Milyonlarca çalışan emekli olmak için gün sayarken yeni yapılacak düzenleme ile sistem baştan aşağıya yenileniyor… Yeni düzenlemede en çok merak edilenler ise prim gün sayısı ve emeklilik yaşı. Emeklilik şartlarında yeni dönem için kollar sıvandı. İşte tüm yönleriyle yeni emeklilik sistemi.
Sosyal güvenlik sisteminde yapılması planlanan değişiklikler Türkiye’de en çok merak edilen konuların başında geliyor. Emeklilik reformunun yeni yasama döneminde ele alınması bekleniyor ve bu reformun neleri içereceği büyük bir merak konusu.
Bir süredir gündemde olan ’emeklilik reformu’nun yeni yasama döneminde ele alınacağı ifade ediliyor?
İşte yeni emeklilik sistemiyle ilgili merak edilen detaylar…
2075’TE ÜÇ KİŞİDEN BİRİ YAŞLI OLACAK
Türkiye İstatistik Kurumu’nun geçen günlerde 2023-20100 nüfus projeksiyonunu açıklamıştı.
Buna göre; 2075’te her üç kişiden biri yaşlı olacak. 2023’te çalışma çağındaki nüfus oranı yüzde 68.3 ve bu oranın da 2050’de yüzde 61.9, 2075’te yüzde 55.9, 2100’de yüzde 54.6 olması bekleniyor.
Türkiye’de yaşlı nüfusun toplam nüfusa oranının yıllar içindeki seyrini aktaran Hürriyet yazarı Noyan Doğan, bunun ne anlama geldiğini ise şöyle açıkladı:
Gelecekte daha az çalışan daha çok emekli olacak. Bugün için sosyal güvenlikte aktif/pasif oranı 1.65. Daha açık anlatımla, bugün 1.65 çalışan 1 emekliyi finanse ediyor. TÜİK’in bu projeksiyonuna göre de gelecekte emekliyi finanse edecek çalışan olmayacak.
Bu durumda da sosyal güvenlik sistemi sürdürülemez hale gelecek, emekli aylığı ödenmesi bile riske girecek.
YENİ SİSTEMDE NE ÖNERİLİYOR?
Sistemin sürdürülebilirliğini sağlamak için de nüfusun yaş ortalaması, istihdam, çalışma çağındaki nüfus gibi kriterlere göre emekli aylığına esas teşkil edecek parametrelerin otomatik güncellenmesi öneriliyor.
Yaşam sürelerine ve emekli sayısı ile çalışan sayısındaki orana uyumlu emeklilik kriterleri ve emeklilik yaşı otomatik olarak ayarlanacak.
Bununla birlikte aylık bağlama oranında (ABO) yeniden düzenlemeye gidilecek.
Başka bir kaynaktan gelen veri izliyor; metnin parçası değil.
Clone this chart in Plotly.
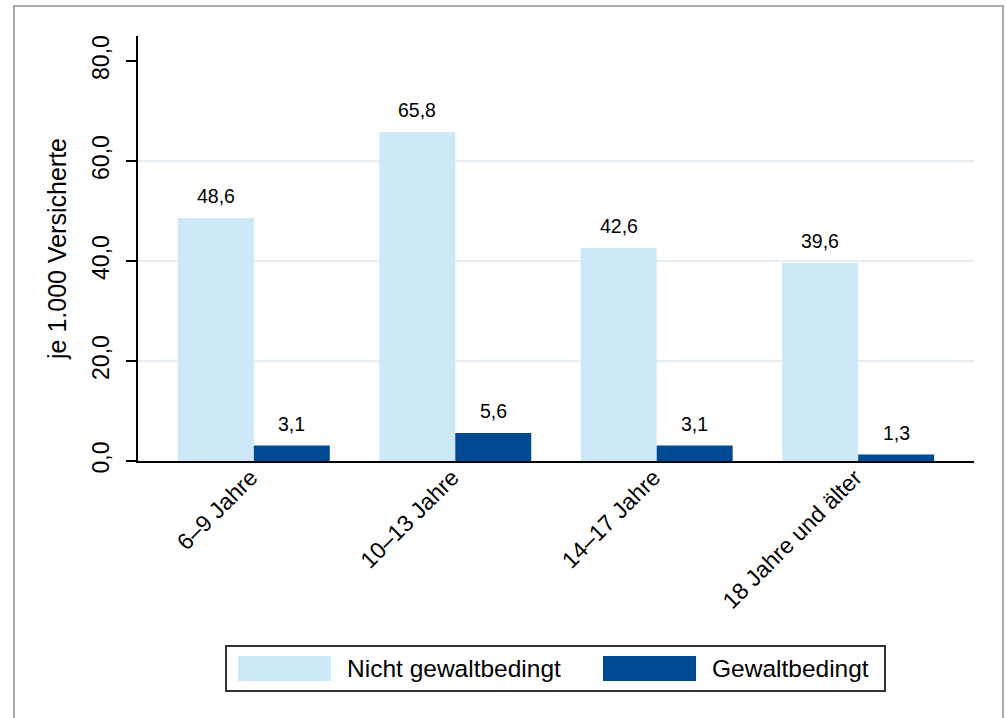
import plotly.graph_objects as go

categories = ["6–9 Jahre", "10–13 Jahre", "14–17 Jahre", "18 Jahre und älter"]
nicht_gewalt = [48.6, 65.8, 42.6, 39.6]
gewalt = [3.1, 5.6, 3.1, 1.3]
series_names = ["Nicht gewaltbedingt", "Gewaltbedingt"]
y_ticks = [0, 20, 40, 60, 80]
grid_vals = [20, 40, 60]

LIGHT = "#cde9f7"
DARK = "#004a93"
FONT = "Liberation Sans, Arial, Helvetica, sans-serif"

W, H = 1006, 718
L, R, T, B = 138, 32, 36, 257
pw, ph = W - L - R, H - T - B

def px(x):
    return (x - L) / pw

def py(y):
    return (H - B - y) / ph

fig = go.Figure()
annotations = []
for name, vals, col, shift in [(series_names[0], nicht_gewalt, LIGHT, -38),
                               (series_names[1], gewalt, DARK, 38)]:
    fig.add_trace(go.Bar(
        x=categories, y=vals, name=name, marker=dict(color=col, line=dict(width=0)),
        showlegend=False, hoverinfo="x+y",
    ))
    for c, v in zip(categories, vals):
        annotations.append(dict(
            x=c, y=v, xref="x", yref="y", xshift=shift, yshift=9,
            text=f"{v:.1f}".replace(".", ","), showarrow=False,
            xanchor="center", yanchor="bottom",
            font=dict(size=19.5, color="black", family=FONT)))

shapes = []
for g in grid_vals:
    shapes.append(dict(type="line", xref="paper", yref="y", x0=0, x1=1, y0=g, y1=g,
                       line=dict(color="#e6edf2", width=2), layer="below"))
# outer frame
shapes.append(dict(type="rect", xref="paper", yref="paper",
                   x0=px(14), x1=px(1003), y0=py(740), y1=py(6),
                   line=dict(color="#aaaaaa", width=2), layer="below"))
# legend box
shapes.append(dict(type="rect", xref="paper", yref="paper",
                   x0=px(226), x1=px(885), y0=py(691), y1=py(646),
                   line=dict(color="#333333", width=2)))
shapes.append(dict(type="rect", xref="paper", yref="paper",
                   x0=px(238), x1=px(331), y0=py(681), y1=py(656),
                   fillcolor=LIGHT, line=dict(width=0)))
shapes.append(dict(type="rect", xref="paper", yref="paper",
                   x0=px(603), x1=px(696), y0=py(681), y1=py(656),
                   fillcolor=DARK, line=dict(width=0)))

annotations += [
    dict(xref="paper", yref="paper", x=px(345), y=py(668), text=series_names[0],
         showarrow=False, xanchor="left", yanchor="middle",
         font=dict(size=24.5, color="black", family=FONT)),
    dict(xref="paper", yref="paper", x=px(710), y=py(668), text=series_names[1],
         showarrow=False, xanchor="left", yanchor="middle",
         font=dict(size=24.5, color="black", family=FONT)),
]

fig.update_layout(
    width=W, height=H,
    margin=dict(l=L, r=R, t=T, b=B, autoexpand=False),
    paper_bgcolor="white", plot_bgcolor="white",
    separators=",.",
    barmode="group", bargap=0.246, bargroupgap=0,
    font=dict(family=FONT, color="black"),
    shapes=shapes, annotations=annotations,
    xaxis=dict(range=[-0.575, 3.575], showline=True, linecolor="black", linewidth=2,
               ticks="", tickangle=-45, tickfont=dict(size=23), showgrid=False,
               zeroline=False, ticklabelstandoff=-8, ticklabelshift=-3),
    yaxis=dict(range=[0, 85], showline=True, linecolor="black", linewidth=2,
               ticks="outside", ticklen=10, tickwidth=1.5, tickcolor="black",
               tickvals=y_ticks, tickformat=".1f", tickangle=-90,
               tickfont=dict(size=23), showgrid=False, zeroline=False,
               ticklabelstandoff=8,
               title=dict(text="je 1.000 Versicherte", font=dict(size=25), standoff=14)),
)

fig.write_html("out.html", config={"displayModeBar": False},
               post_script="document.body.style.margin='0';")
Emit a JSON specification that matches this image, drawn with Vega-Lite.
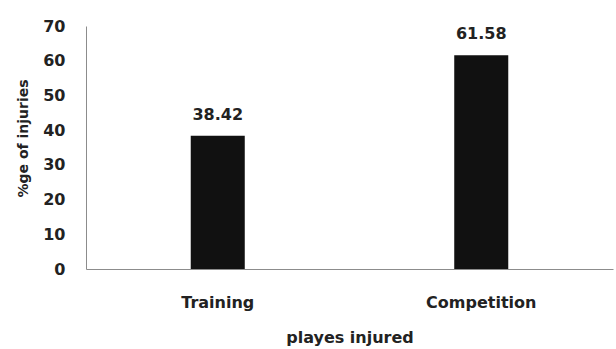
{
  "$schema": "https://vega.github.io/schema/vega-lite/v6.json",
  "autosize": {"type": "none"},
  "padding": {"left": 86, "top": 26, "right": 3, "bottom": 80},
  "width": 527,
  "height": 243,
  "background": "white",
  "config": {
    "view": {"stroke": null},
    "font": "DejaVu Sans",
    "axis": {
      "labelFont": "DejaVu Sans",
      "labelFontWeight": "bold",
      "labelFontSize": 16,
      "labelColor": "#222222",
      "titleFont": "DejaVu Sans",
      "titleFontWeight": "bold",
      "titleColor": "#222222",
      "domainColor": "#8c8c8c",
      "domainWidth": 1,
      "ticks": false,
      "grid": false
    }
  },
  "data": {
    "values": [
      {"session": "Training", "pct": 38.42},
      {"session": "Competition", "pct": 61.58}
    ]
  },
  "encoding": {
    "x": {
      "field": "session",
      "type": "nominal",
      "sort": ["Training", "Competition"],
      "scale": {"paddingInner": 0, "paddingOuter": 0},
      "axis": {
        "title": "playes injured",
        "labelAngle": 0,
        "labelPadding": 25,
        "titleFontSize": 16,
        "titlePadding": 19
      }
    },
    "y": {
      "field": "pct",
      "type": "quantitative",
      "scale": {"domain": [0, 70], "nice": false},
      "axis": {
        "title": "%ge of injuries",
        "values": [0, 10, 20, 30, 40, 50, 60, 70],
        "labelPadding": 21,
        "titleFontSize": 14,
        "titlePadding": 12,
        "titleY": 112
      }
    }
  },
  "layer": [
    {
      "mark": {"type": "bar", "color": "#111111", "width": {"band": 0.205}}
    },
    {
      "mark": {
        "type": "text",
        "baseline": "alphabetic",
        "dy": -16,
        "font": "DejaVu Sans",
        "fontWeight": "bold",
        "fontSize": 16,
        "color": "#222222"
      },
      "encoding": {
        "text": {"field": "pct", "type": "quantitative", "format": ".2f"}
      }
    }
  ]
}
Bugün için ABO, prim gün sayısına, 1999 öncesi, 2000 sonrası, 2008 sonrası sigortalı girişine göre yüzde 28 ila yüzde 76 arasında değişiyor.
2008 sonrası sigortalı olanlarda ABO oranı yüzde 40’lara kadar düşüyor.
Otomatik ayarlama, aylık bağlama oranında değişikliğin dışında emeklilik reformunun bir bacağı daha var; o da, bir süredir konuşulan tamamlayıcı emeklilik sistemi.
Çalışanlar işverenleri tarafından tamamlayıcı emeklilik sistemine dahil edilecek; hem işveren hem çalışan hem de devlet katkı yapacak.
Böylece sosyal güvenlik sisteminin tamamlayıcısı bir sistem kurgulanacak.
Belirli kriterler sağlanmadan çalışanlar sistemden çıkamayacak, emeklilik dönemi için birikim sağlanacak; çalışan sosyal güvenlikten emekliliği geldiğinde tamamlayıcı sistemden de emekli olacak, böylece hem devletten emekli aylığı alacak hem de tamamlayıcı emeklilik sisteminden aylık ya da toplu para alacak.
Tamamlayıcı emeklilik sistemi ile ilgili çalışmalar başladı, hatta belirli aşamaya da gelindi.